EXERCISE INSTRUCTIONS:
Reproduce the listing below without changes, except that pictures are left out.

SOURCE DATA:

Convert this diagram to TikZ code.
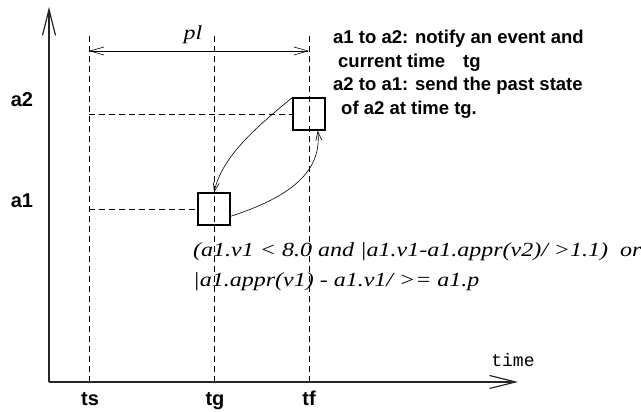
\documentclass[tikz,border=0pt]{standalone}
\usepackage{fontspec}
\setmainfont{Liberation Serif}
\setsansfont{Liberation Sans}
\setmonofont{Liberation Mono}
\newfontfamily\wideserif[FakeStretch=1.2]{Liberation Serif}
\usepackage{tikz}
\usetikzlibrary{arrows.meta,positioning,calc}
\tikzset{
  axis/.style={line width=1.2pt, draw=black!85, -{Straight Barb[length=26pt, width=13pt, line width=1.2pt]}},
  grid/.style={dash pattern=on 6pt off 4pt, line width=0.6pt},
  ebox/.style={draw, line width=1.1pt, minimum size=32pt, inner sep=0pt},
  lbl/.style={font=\sffamily\bfseries\fontsize{20}{24}\selectfont, inner sep=0pt, anchor=base},
  msg/.style={-{Straight Barb[length=9pt, width=6pt]}, line width=0.6pt},
  span/.style={{Straight Barb[length=14pt, width=8pt]}-{Straight Barb[length=14pt, width=8pt]}, line width=0.6pt},
}

\begin{document}
\begin{tikzpicture}[x=1pt, y=1pt]
  \useasboundingbox (0,0) rectangle (641,412);
  \coordinate (o)    at (49,30);
  \coordinate (ytop) at (49,405);
  \coordinate (xend) at (518,30);
  \coordinate (tsb) at (89,30);   \coordinate (tst) at (89,377);
  \coordinate (tgb) at (214,30);  \coordinate (tgt) at (214,377);
  \coordinate (tfb) at (309,30);  \coordinate (tft) at (309,377);
  \coordinate (pls) at (89,361);  \coordinate (plf) at (309,361);
  \coordinate (y2) at (89,298);   \coordinate (y1) at (89,203);
  \node[ebox] (a2box) at (309,298) {};
  \node[ebox] (a1box) at (214,203) {};
  \draw[grid] (tsb)--(tst);  \draw[grid] (tgb)--(tgt);  \draw[grid] (tfb)--(tft);
  \draw[grid] (y2)--(a2box.west);  \draw[grid] (y1)--(a1box.west);
  \draw[axis] (o)--(ytop);
  \draw[axis] (o)--(xend);
  \draw[span] (pls)--(plf);
  \node[inner sep=0pt, anchor=base, font=\wideserif\itshape\fontsize{20}{24}\selectfont] (pl) at (193,372) {pl};
  \node[lbl] (a2) at (22,305) {a2};
  \node[lbl] (a1) at (22,204) {a1};
  \node[lbl] (ts) at (90,6) {ts};
  \node[lbl] (tg) at (215,6) {tg};
  \node[lbl] (tf) at (309,6) {tf};
  \node[inner sep=0pt, anchor=base, font=\ttfamily\fontsize{18}{20}\selectfont] (time) at (513,45) {time};
  \node[inner sep=0pt, anchor=north west, align=left, font=\sffamily\bfseries\fontsize{18.5}{23.5}\selectfont] (note) at (333,382)
    {a1 to a2: notify an event and\\
     \hspace{5pt}current time\hspace{18pt}tg\\
     a2 to a1: send the past state\\
     \hspace{8pt}of a2 at time tg.};
  \node[inner sep=0pt, anchor=north west, align=left, font=\wideserif\itshape\fontsize{20}{30}\selectfont] (cond) at (193,170)
    {(a1.v1 < 8.0 and |a1.v1-a1.appr(v2)/ >1.1)\ \ or\\
     |a1.appr(v1) - a1.v1/ >= a1.p};
  \draw[msg] (a2box.north west) .. controls (255,284) and (222,255) .. (a1box.north);
  \draw[msg] (a1box.-24) .. controls (290,215) and (322,240) .. (a2box.-62);
\end{tikzpicture}
\end{document}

RIGHT ANSWER:
Convert this diagram to TikZ code.
\documentclass[tikz,border=0pt]{standalone}
\usepackage{fontspec}
\setmainfont{Liberation Serif}
\setsansfont{Liberation Sans}
\setmonofont{Liberation Mono}
\newfontfamily\wideserif[FakeStretch=1.2]{Liberation Serif}
\usepackage{tikz}
\usetikzlibrary{arrows.meta,positioning,calc}
\tikzset{
  axis/.style={line width=1.2pt, draw=black!85, -{Straight Barb[length=26pt, width=13pt, line width=1.2pt]}},
  grid/.style={dash pattern=on 6pt off 4pt, line width=0.6pt},
  ebox/.style={draw, line width=1.1pt, minimum size=32pt, inner sep=0pt},
  lbl/.style={font=\sffamily\bfseries\fontsize{20}{24}\selectfont, inner sep=0pt, anchor=base},
  msg/.style={-{Straight Barb[length=9pt, width=6pt]}, line width=0.6pt},
  span/.style={{Straight Barb[length=14pt, width=8pt]}-{Straight Barb[length=14pt, width=8pt]}, line width=0.6pt},
}

\begin{document}
\begin{tikzpicture}[x=1pt, y=1pt]
  \useasboundingbox (0,0) rectangle (641,412);
  \coordinate (o)    at (49,30);
  \coordinate (ytop) at (49,405);
  \coordinate (xend) at (518,30);
  \coordinate (tsb) at (89,30);   \coordinate (tst) at (89,377);
  \coordinate (tgb) at (214,30);  \coordinate (tgt) at (214,377);
  \coordinate (tfb) at (309,30);  \coordinate (tft) at (309,377);
  \coordinate (pls) at (89,361);  \coordinate (plf) at (309,361);
  \coordinate (y2) at (89,298);   \coordinate (y1) at (89,203);
  \node[ebox] (a2box) at (309,298) {};
  \node[ebox] (a1box) at (214,203) {};
  \draw[grid] (tsb)--(tst);  \draw[grid] (tgb)--(tgt);  \draw[grid] (tfb)--(tft);
  \draw[grid] (y2)--(a2box.west);  \draw[grid] (y1)--(a1box.west);
  \draw[axis] (o)--(ytop);
  \draw[axis] (o)--(xend);
  \draw[span] (pls)--(plf);
  \node[inner sep=0pt, anchor=base, font=\wideserif\itshape\fontsize{20}{24}\selectfont] (pl) at (193,372) {pl};
  \node[lbl] (a2) at (22,305) {a2};
  \node[lbl] (a1) at (22,204) {a1};
  \node[lbl] (ts) at (90,6) {ts};
  \node[lbl] (tg) at (215,6) {tg};
  \node[lbl] (tf) at (309,6) {tf};
  \node[inner sep=0pt, anchor=base, font=\ttfamily\fontsize{18}{20}\selectfont] (time) at (513,45) {time};
  \node[inner sep=0pt, anchor=north west, align=left, font=\sffamily\bfseries\fontsize{18.5}{23.5}\selectfont] (note) at (333,382)
    {a1 to a2: notify an event and\\
     \hspace{5pt}current time\hspace{18pt}tg\\
     a2 to a1: send the past state\\
     \hspace{8pt}of a2 at time tg.};
  \node[inner sep=0pt, anchor=north west, align=left, font=\wideserif\itshape\fontsize{20}{30}\selectfont] (cond) at (193,170)
    {(a1.v1 < 8.0 and |a1.v1-a1.appr(v2)/ >1.1)\ \ or\\
     |a1.appr(v1) - a1.v1/ >= a1.p};
  \draw[msg] (a2box.north west) .. controls (255,284) and (222,255) .. (a1box.north);
  \draw[msg] (a1box.-24) .. controls (290,215) and (322,240) .. (a2box.-62);
\end{tikzpicture}
\end{document}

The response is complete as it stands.